WHAT TO PRODUCE.
From the first line of the data down to and including the line with "import seaborn as sns", copy everything exactly, leaving out pictures.
======== MATERIAL PROVIDED ========
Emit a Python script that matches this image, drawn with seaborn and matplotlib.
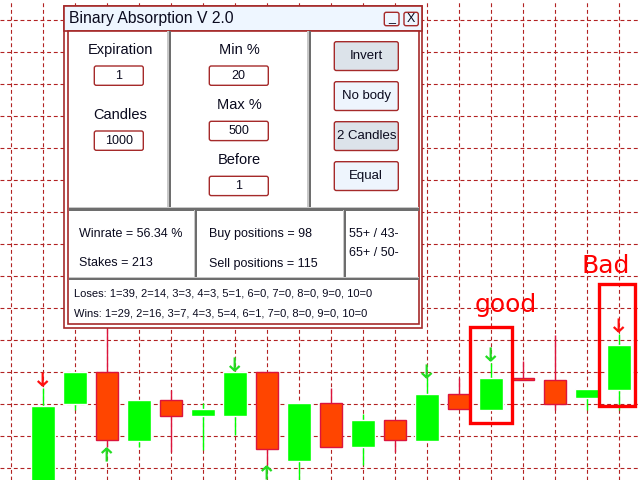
import numpy as np
import matplotlib
matplotlib.use("Agg")
import matplotlib.pyplot as plt
import matplotlib.patches as mpatches
from matplotlib.path import Path
import seaborn as sns

sns.set_style("white")
plt.rcParams["font.family"] = ["Liberation Sans", "DejaVu Sans"]

# ── data ──────────────────────────────────────────────────────────────────────
# candle prices (one grid cell = 32 units)
opens  = [-20, 76, 108, 39, 80, 64, 64, 108, 19, 77, 33, 60, 39, 86, 70, 102, 100, 82, 90, 137]
highs  = [92, 108, 162, 80, 90, 77, 108, 108, 77, 92, 66, 60, 102, 102, 117, 119, 145, 91, 146, 192]
lows   = [-40, 70, 33, 33, 28, 30, 45, 15, -20, 33, 15, 28, 39, 71, 70, 100, 70, 70, 70, 137]
closes = [74, 108, 40, 80, 64, 71, 108, 31, 77, 33, 60, 40, 86, 71, 102, 100, 76, 91, 135, 192]

down_idx    = [0, 6, 12, 14, 18]
down_price  = [101, 116, 109, 126, 155]
down_colors = ["#FF1010", "#22DD22", "#22DD22", "#22DD22", "#FF1010"]
up_idx      = [2, 7]
up_price    = [25, 7]

grid_prices = np.arange(12, 480, 32)
grid_bars   = np.arange(-1, 19)

title = "Binary Absorption V 2.0"
left_labels  = ["Expiration", "Candles"]
left_values  = ["1", "1000"]
mid_labels   = ["Min %", "Max %", "Before"]
mid_values   = ["20", "500", "1"]
buttons      = ["Invert", "No body", "2 Candles", "Equal"]
buttons_on   = [True, False, True, False]
stats_left   = ["Winrate = 56.34 %", "Stakes = 213"]
stats_mid    = ["Buy positions = 98", "Sell positions = 115"]
stats_right  = ["55+ / 43-", "65+ / 50-"]
loses_line = "Loses: 1=39, 2=14, 3=3, 4=3, 5=1, 6=0, 7=0, 8=0, 9=0, 10=0"
wins_line  = "Wins: 1=29, 2=16, 3=7, 4=3, 5=4, 6=1, 7=0, 8=0, 9=0, 10=0"

GREEN   = "#00FF00"
ORANGE  = "#FF4500"
CRIMSON = "#DC143C"
FRAME   = "#A52A2A"
TXT     = "#0A0A1E"

# ── chart ─────────────────────────────────────────────────────────────────────
fig = plt.figure(figsize=(6.4, 4.8), dpi=100)
ax = fig.add_axes([0, 0, 1, 1])
ax.set_xticks(grid_bars)
ax.set_yticks(grid_prices)
ax.set_xlim(-1.334, 18.666)
ax.set_ylim(0, 480)
for s in ax.spines.values():
    s.set_visible(False)
ax.tick_params(length=0, labelbottom=False, labelleft=False)
ax.grid(True, color="#B22222", linestyle=(0, (3.5, 2.5)), linewidth=0.8)
ax.set_axisbelow(True)

o, h, l, c = (np.array(v, dtype=float) for v in (opens, highs, lows, closes))
idx = np.arange(len(o))
bull = c >= o
ax.vlines(idx[bull], l[bull], h[bull], color=GREEN, lw=1.0, zorder=2)
ax.vlines(idx[~bull], l[~bull], h[~bull], color=CRIMSON, lw=1.0, zorder=2)
ax.bar(idx[bull], (c - o)[bull], bottom=o[bull], width=0.74, color=GREEN, zorder=3)
ax.bar(idx[~bull], (o - c)[~bull], bottom=c[~bull], width=0.69, color=ORANGE,
       edgecolor=CRIMSON, linewidth=1.0, zorder=3)

down_arrow = Path([(0, 1), (0, -1), (-0.75, -0.3), (0, -1), (0.75, -0.3)],
                  [Path.MOVETO, Path.LINETO, Path.MOVETO, Path.LINETO, Path.LINETO])
up_arrow = Path([(0, -1), (0, 1), (-0.75, 0.3), (0, 1), (0.75, 0.3)],
                [Path.MOVETO, Path.LINETO, Path.MOVETO, Path.LINETO, Path.LINETO])
ax.scatter(down_idx, down_price, marker=down_arrow, s=90, facecolors="none",
           edgecolors=down_colors, linewidths=1.6, zorder=4)
ax.scatter(up_idx, up_price, marker=up_arrow, s=90, facecolors="none",
           edgecolors="#22DD22", linewidths=1.6, zorder=4)

# hand-drawn marks
ax.add_patch(mpatches.Rectangle((13.35, 57), 1.31, 96, fill=False, ec="#FF0000", lw=2.4, zorder=5))
ax.add_patch(mpatches.Rectangle((17.38, 74), 1.12, 122, fill=False, ec="#FF0000", lw=2.4, zorder=5))
ax.text(14.48, 168, "good", color="#FF0000", fontsize=18, family="DejaVu Sans",
        ha="center", va="baseline", zorder=5)
ax.text(17.58, 207, "Bad", color="#FF0000", fontsize=18, family="DejaVu Sans",
        ha="center", va="baseline", zorder=5)

# ── panel (pixel coordinates) ─────────────────────────────────────────────────
pn = fig.add_axes([0, 0, 1, 1], zorder=10)
pn.set_xlim(0, 640)
pn.set_ylim(480, 0)
pn.axis("off")


def box(x0, y0, x1, y1, fc="white", ec=FRAME, lw=1.0, rounded=False, z=1):
    if rounded:
        p = mpatches.FancyBboxPatch((x0, y0), x1 - x0, y1 - y0,
                                    boxstyle="round,pad=0,rounding_size=2",
                                    fc=fc, ec=ec, lw=lw, zorder=z)
    else:
        p = mpatches.Rectangle((x0, y0), x1 - x0, y1 - y0, fc=fc, ec=ec, lw=lw, zorder=z)
    pn.add_patch(p)


box(64, 6.3, 422, 328, lw=1.2)
box(64, 6.3, 422, 30.7, fc="#EEF6FF", lw=1.2, z=2)
box(68.3, 30.7, 419.3, 324.3, lw=1.2, z=2)
pn.text(69, 19, title, fontsize=11.3, color=TXT, ha="left", va="center", zorder=5)
box(384.3, 12.3, 399, 25.7, fc="#EEF6FF", rounded=True, z=3)
box(404, 12.3, 418.3, 25.7, fc="#EEF6FF", rounded=True, z=3)
pn.text(391.7, 18.5, "_", fontsize=9, color=TXT, ha="center", va="center", zorder=5)
pn.text(411.2, 19, "X", fontsize=9, color=TXT, ha="center", va="center", zorder=5)

LIGHT, DARK = "#C8C8C8", "#6E6E6E"


def vdiv(x, y0, y1):
    box(x - 1.5, y0, x, y1, fc=LIGHT, ec="none", z=4)
    box(x, y0, x + 2.2, y1, fc=DARK, ec="none", z=4)


def hdiv(y, x0, x1):
    box(x0, y - 1.5, x1, y, fc=LIGHT, ec="none", z=4)
    box(x0, y, x1, y + 2.2, fc=DARK, ec="none", z=4)


vdiv(168.7, 31.3, 206.5)
vdiv(308.5, 31.3, 206.5)
hdiv(208.3, 68.9, 418.7)
vdiv(195.0, 210.3, 276.5)
vdiv(344.2, 210.3, 276.5)
hdiv(278.0, 68.9, 418.7)

# top-left column
for lab, val, ly, by in zip(left_labels, left_values, [50, 115], [66, 131]):
    pn.text(120, ly, lab, fontsize=10.5, color=TXT, ha="center", va="center", zorder=5)
    box(94.3, by, 143.3, by + 19.3, rounded=True, z=3)
    pn.text(118.8, by + 10, val, fontsize=9, color=TXT, ha="center", va="center", zorder=5)

# top-middle column
for lab, val, ly, by in zip(mid_labels, mid_values, [50, 105, 160], [66, 121.3, 176.3]):
    pn.text(239, ly, lab, fontsize=10.5, color=TXT, ha="center", va="center", zorder=5)
    box(209.3, by, 268.3, by + 19.3, rounded=True, z=3)
    pn.text(238.8, by + 10, val, fontsize=9, color=TXT, ha="center", va="center", zorder=5)

# buttons
for lab, on, by in zip(buttons, buttons_on, [41.7, 81.7, 121.7, 161.7]):
    box(334.3, by, 398.3, by + 28.8, fc="#DCE3EA" if on else "#EEF5FD", rounded=True, z=3)
    pn.text(366.3, by + 14.6, lab, fontsize=9.5, color=TXT, ha="center", va="center", zorder=5)

# stats
for t, y in zip(stats_left, [234, 263.5]):
    pn.text(79.3, y, t, fontsize=9, color=TXT, ha="left", va="center", zorder=5)
for t, y in zip(stats_mid, [234, 263.5]):
    pn.text(209, y, t, fontsize=9, color=TXT, ha="left", va="center", zorder=5)
for t, y in zip(stats_right, [234, 253.5]):
    pn.text(349, y, t, fontsize=9, color=TXT, ha="left", va="center", zorder=5)

pn.text(74, 294, loses_line, fontsize=8, color=TXT, ha="left", va="center", zorder=5)
pn.text(74, 313.5, wins_line, fontsize=8, color=TXT, ha="left", va="center", zorder=5)

fig.savefig("out.png", dpi=100)
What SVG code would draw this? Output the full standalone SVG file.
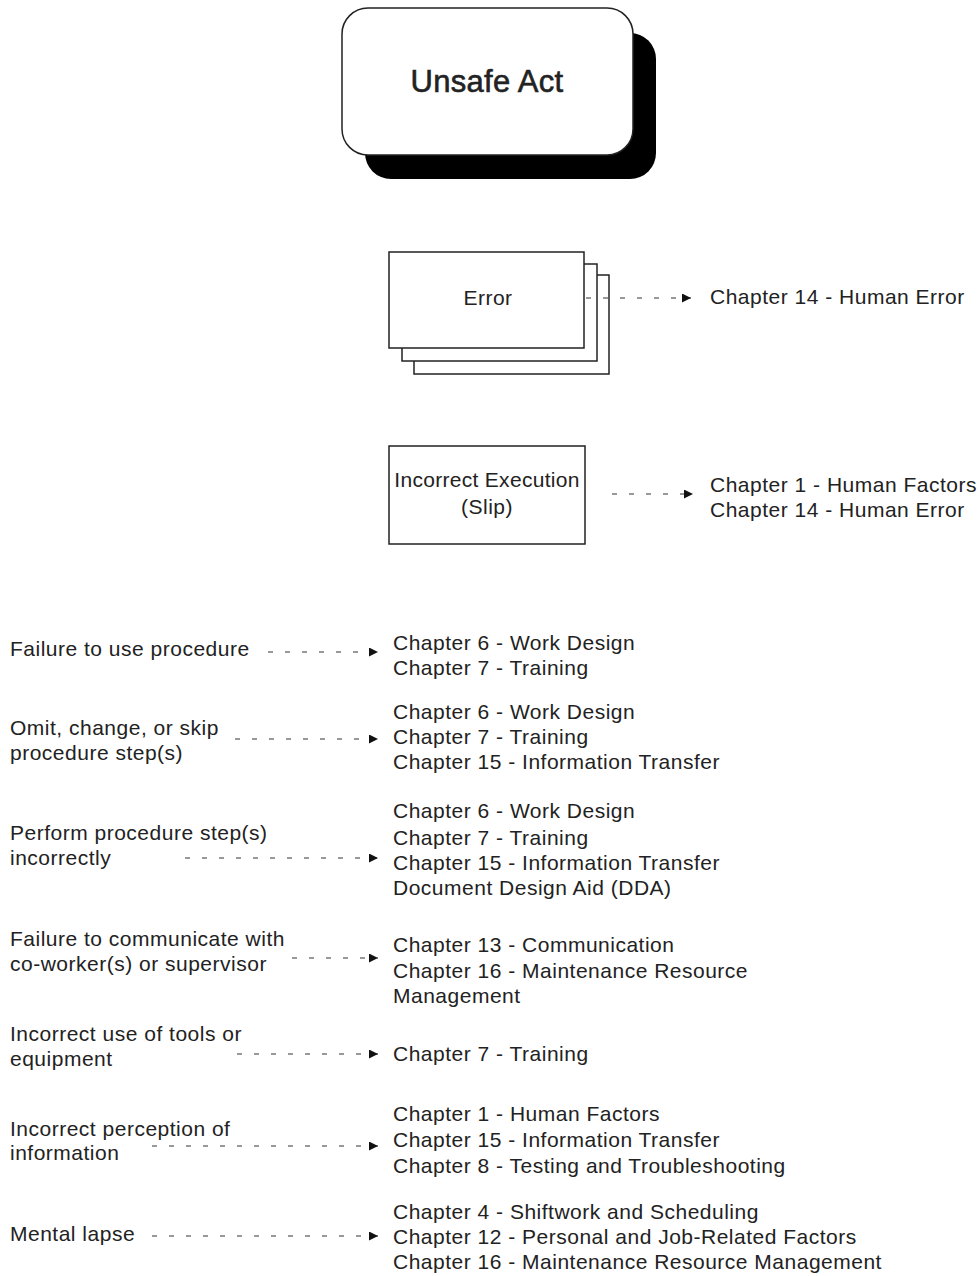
<svg xmlns="http://www.w3.org/2000/svg" width="979" height="1276" viewBox="0 0 979 1276">
  <defs>
    <marker id="arrow" viewBox="0 0 10 10" refX="10" refY="5" markerWidth="10" markerHeight="9" markerUnits="userSpaceOnUse" orient="auto">
      <path d="M0,0 L10,5 L0,10 z" fill="#111"/>
    </marker>
    <style>
      text { font-family: "Liberation Sans", Arial, sans-serif; fill: #222; }
      .t { font-size: 21px; letter-spacing: 0.5px; }
      .title { font-size: 31px; letter-spacing: 0.3px; stroke: #222; stroke-width: 0.6; }
      .box { fill: #fff; stroke: #222; stroke-width: 1.5; }
      .link { fill: none; stroke: #333; stroke-width: 1; stroke-dasharray: 5 12; marker-end: url(#arrow); }
    </style>
  </defs>
  <rect width="979" height="1276" fill="#fff"/>

  <!-- top node with drop shadow -->
  <g id="unsafe-act">
    <rect x="365" y="33" width="291" height="146" rx="26" fill="#000"/>
    <rect x="342" y="8" width="291" height="147" rx="26" class="box"/>
    <text x="487" y="92" text-anchor="middle" class="title">Unsafe Act</text>
  </g>

  <!-- stacked card -->
  <g id="error">
    <rect x="414" y="275" width="195" height="99" class="box"/>
    <rect x="402" y="264" width="195" height="97" class="box"/>
    <rect x="389" y="252" width="195" height="96" class="box"/>
    <text x="488" y="305" text-anchor="middle" class="t">Error</text>
  </g>

  <g id="slip">
    <rect x="389" y="446" width="196" height="98" class="box"/>
    <text x="487" y="487" text-anchor="middle" class="t" style="letter-spacing:0.3px">Incorrect Execution</text>
    <text x="487" y="514" text-anchor="middle" class="t">(Slip)</text>
  </g>

  <!-- connectors -->
  <g id="connectors">
    <line x1="586" y1="298" x2="691" y2="298" class="link"/>
    <line x1="612" y1="494" x2="693" y2="494" class="link"/>
    <line x1="268" y1="652" x2="378" y2="652" class="link"/>
    <line x1="235" y1="739" x2="378" y2="739" class="link"/>
    <line x1="185" y1="858" x2="378" y2="858" class="link"/>
    <line x1="292" y1="958" x2="378" y2="958" class="link"/>
    <line x1="237" y1="1054" x2="378" y2="1054" class="link"/>
    <line x1="152" y1="1146" x2="378" y2="1146" class="link"/>
    <line x1="152" y1="1236" x2="378" y2="1236" class="link"/>
  </g>

  <!-- chapter references -->
  <g id="ref-error">
    <text x="710" y="304" class="t">Chapter 14 - Human Error</text>
  </g>
  <g id="ref-slip">
    <text x="710" y="492" class="t">Chapter 1 - Human Factors</text>
    <text x="710" y="517" class="t">Chapter 14 - Human Error</text>
  </g>

  <g id="failure-to-use">
    <text x="10" y="656" class="t">Failure to use procedure</text>
    <text x="393" y="650" class="t">Chapter 6 - Work Design</text>
    <text x="393" y="675" class="t">Chapter 7 - Training</text>
  </g>

  <g id="omit-steps">
    <text x="10" y="735" class="t">Omit, change, or skip</text>
    <text x="10" y="760" class="t">procedure step(s)</text>
    <text x="393" y="719" class="t">Chapter 6 - Work Design</text>
    <text x="393" y="744" class="t">Chapter 7 - Training</text>
    <text x="393" y="769" class="t">Chapter 15 - Information Transfer</text>
  </g>

  <g id="perform-incorrectly">
    <text x="10" y="840" class="t">Perform procedure step(s)</text>
    <text x="10" y="865" class="t">incorrectly</text>
    <text x="393" y="818" class="t">Chapter 6 - Work Design</text>
    <text x="393" y="845" class="t">Chapter 7 - Training</text>
    <text x="393" y="870" class="t">Chapter 15 - Information Transfer</text>
    <text x="393" y="895" class="t">Document Design Aid (DDA)</text>
  </g>

  <g id="communicate">
    <text x="10" y="946" class="t">Failure to communicate with</text>
    <text x="10" y="971" class="t">co-worker(s) or supervisor</text>
    <text x="393" y="952" class="t">Chapter 13 - Communication</text>
    <text x="393" y="978" class="t">Chapter 16 - Maintenance Resource</text>
    <text x="393" y="1003" class="t">Management</text>
  </g>

  <g id="tools">
    <text x="10" y="1041" class="t">Incorrect use of tools or</text>
    <text x="10" y="1066" class="t">equipment</text>
    <text x="393" y="1061" class="t">Chapter 7 - Training</text>
  </g>

  <g id="perception">
    <text x="10" y="1136" class="t">Incorrect perception of</text>
    <text x="10" y="1160" class="t">information</text>
    <text x="393" y="1121" class="t">Chapter 1 - Human Factors</text>
    <text x="393" y="1147" class="t">Chapter 15 - Information Transfer</text>
    <text x="393" y="1173" class="t">Chapter 8 - Testing and Troubleshooting</text>
  </g>

  <g id="mental-lapse">
    <text x="10" y="1241" class="t">Mental lapse</text>
    <text x="393" y="1219" class="t">Chapter 4 - Shiftwork and Scheduling</text>
    <text x="393" y="1244" class="t">Chapter 12 - Personal and Job-Related Factors</text>
    <text x="393" y="1269" class="t">Chapter 16 - Maintenance Resource Management</text>
  </g>
</svg>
========
SOLUTION FOR THIS EXERCISE.
Emit a Python script that matches this image, drawn with seaborn and matplotlib.
import numpy as np
import matplotlib
matplotlib.use("Agg")
import matplotlib.pyplot as plt
import matplotlib.patches as mpatches
from matplotlib.path import Path
import seaborn as sns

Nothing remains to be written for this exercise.